**Dataset extract**.
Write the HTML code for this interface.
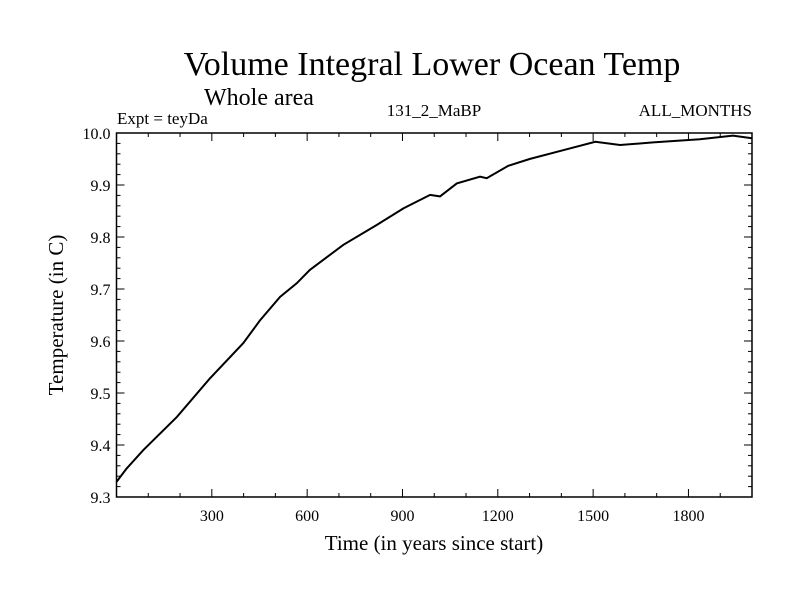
<!DOCTYPE html>
<html><head><meta charset="utf-8"><style>
body{margin:0;background:#fff;}
svg{display:block;font-family:"Liberation Serif",serif;}
</style></head><body>
<svg id="chart" width="800" height="600">
<rect width="800" height="600" fill="#fff"/>
<text x="432" y="75" font-size="34" text-anchor="middle">Volume Integral Lower Ocean Temp</text>
<text x="259" y="105" font-size="24" text-anchor="middle">Whole area</text>
<text x="117" y="124" font-size="17">Expt = teyDa</text>
<text x="434" y="116" font-size="17" text-anchor="middle">131_2_MaBP</text>
<text x="752" y="116" font-size="17" text-anchor="end">ALL_MONTHS</text>
<text x="434" y="550" font-size="21" text-anchor="middle">Time (in years since start)</text>
<text transform="translate(63,315) rotate(-90)" font-size="21" text-anchor="middle">Temperature (in C)</text>
<g id="axes"></g>
<path id="line" fill="none" stroke="#000" stroke-width="2"/>
</svg>
<script>
const years=[0,32,84,190,294,399,452,515,567,609,714,819,903,987,1018,1071,1144,1165,1233,1300,1400,1507,1585,1689,1836,1940,2000];
const temps=[9.329,9.355,9.390,9.454,9.528,9.596,9.640,9.685,9.711,9.737,9.785,9.823,9.855,9.881,9.878,9.903,9.916,9.913,9.937,9.950,9.966,9.983,9.977,9.982,9.988,9.995,9.990];
const xTicks=[300,600,900,1200,1500,1800];
const yTicks=[9.3,9.4,9.5,9.6,9.7,9.8,9.9,10.0];
const L=116.5,R=752,T=133,B=497,X0=0,X1=2000,Y0=9.3,Y1=10.0;
const sx=v=>L+(v-X0)/(X1-X0)*(R-L);
const sy=v=>B-(v-Y0)/(Y1-Y0)*(B-T);
const ns="http://www.w3.org/2000/svg";
const g=document.getElementById('axes');
function mk(tag,attrs){const e=document.createElementNS(ns,tag);for(const k in attrs)e.setAttribute(k,attrs[k]);g.appendChild(e);return e;}
const frame=mk('rect',{x:L,y:T,width:R-L,height:B-T,fill:'none',stroke:'#000','stroke-width':1.5});


for(let v=100;v<X1;v+=100){const major=v%300===0,len=major?8:4;
 const a=mk('line',{x1:sx(v),x2:sx(v),y1:B,y2:B-len,stroke:'#000'});
 
 
 const b=mk('line',{x1:sx(v),x2:sx(v),y1:T,y2:T+len,stroke:'#000'});
 
 }
xTicks.forEach(v=>{const t=mk('text',{x:sx(v),y:B+24,'font-size':16,'text-anchor':'middle'});t.textContent=v;
 
 });
for(let i=1;i<35;i++){const v=Y0+i*0.02,len=(i%5===0)?8:4;
 const a=mk('line',{x1:L,x2:L+len,y1:sy(v),y2:sy(v),stroke:'#000'});
 
 
 const b=mk('line',{x1:R,x2:R-len,y1:sy(v),y2:sy(v),stroke:'#000'});
 
 }
yTicks.forEach(v=>{const t=mk('text',{x:L-6,y:sy(v)+6,'font-size':16,'text-anchor':'end'});t.textContent=v.toFixed(1);
 
 });
document.getElementById('line').setAttribute('d',years.map((y,i)=>(i?'L':'M')+sx(y).toFixed(1)+','+sy(temps[i]).toFixed(1)).join(''));
</script>
</body></html>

**Description of the task**. Reproduce the material above in full, exactly, with no images.

**In response**.
Write the HTML code for this interface.
<!DOCTYPE html>
<html><head><meta charset="utf-8"><style>
body{margin:0;background:#fff;}
svg{display:block;font-family:"Liberation Serif",serif;}
</style></head><body>
<svg id="chart" width="800" height="600">
<rect width="800" height="600" fill="#fff"/>
<text x="432" y="75" font-size="34" text-anchor="middle">Volume Integral Lower Ocean Temp</text>
<text x="259" y="105" font-size="24" text-anchor="middle">Whole area</text>
<text x="117" y="124" font-size="17">Expt = teyDa</text>
<text x="434" y="116" font-size="17" text-anchor="middle">131_2_MaBP</text>
<text x="752" y="116" font-size="17" text-anchor="end">ALL_MONTHS</text>
<text x="434" y="550" font-size="21" text-anchor="middle">Time (in years since start)</text>
<text transform="translate(63,315) rotate(-90)" font-size="21" text-anchor="middle">Temperature (in C)</text>
<g id="axes"></g>
<path id="line" fill="none" stroke="#000" stroke-width="2"/>
</svg>
<script>
const years=[0,32,84,190,294,399,452,515,567,609,714,819,903,987,1018,1071,1144,1165,1233,1300,1400,1507,1585,1689,1836,1940,2000];
const temps=[9.329,9.355,9.390,9.454,9.528,9.596,9.640,9.685,9.711,9.737,9.785,9.823,9.855,9.881,9.878,9.903,9.916,9.913,9.937,9.950,9.966,9.983,9.977,9.982,9.988,9.995,9.990];
const xTicks=[300,600,900,1200,1500,1800];
const yTicks=[9.3,9.4,9.5,9.6,9.7,9.8,9.9,10.0];
const L=116.5,R=752,T=133,B=497,X0=0,X1=2000,Y0=9.3,Y1=10.0;
const sx=v=>L+(v-X0)/(X1-X0)*(R-L);
const sy=v=>B-(v-Y0)/(Y1-Y0)*(B-T);
const ns="http://www.w3.org/2000/svg";
const g=document.getElementById('axes');
function mk(tag,attrs){const e=document.createElementNS(ns,tag);for(const k in attrs)e.setAttribute(k,attrs[k]);g.appendChild(e);return e;}
const frame=mk('rect',{x:L,y:T,width:R-L,height:B-T,fill:'none',stroke:'#000','stroke-width':1.5});


for(let v=100;v<X1;v+=100){const major=v%300===0,len=major?8:4;
 const a=mk('line',{x1:sx(v),x2:sx(v),y1:B,y2:B-len,stroke:'#000'});
 
 
 const b=mk('line',{x1:sx(v),x2:sx(v),y1:T,y2:T+len,stroke:'#000'});
 
 }
xTicks.forEach(v=>{const t=mk('text',{x:sx(v),y:B+24,'font-size':16,'text-anchor':'middle'});t.textContent=v;
 
 });
for(let i=1;i<35;i++){const v=Y0+i*0.02,len=(i%5===0)?8:4;
 const a=mk('line',{x1:L,x2:L+len,y1:sy(v),y2:sy(v),stroke:'#000'});
 
 
 const b=mk('line',{x1:R,x2:R-len,y1:sy(v),y2:sy(v),stroke:'#000'});
 
 }
yTicks.forEach(v=>{const t=mk('text',{x:L-6,y:sy(v)+6,'font-size':16,'text-anchor':'end'});t.textContent=v.toFixed(1);
 
 });
document.getElementById('line').setAttribute('d',years.map((y,i)=>(i?'L':'M')+sx(y).toFixed(1)+','+sy(temps[i]).toFixed(1)).join(''));
</script>
</body></html>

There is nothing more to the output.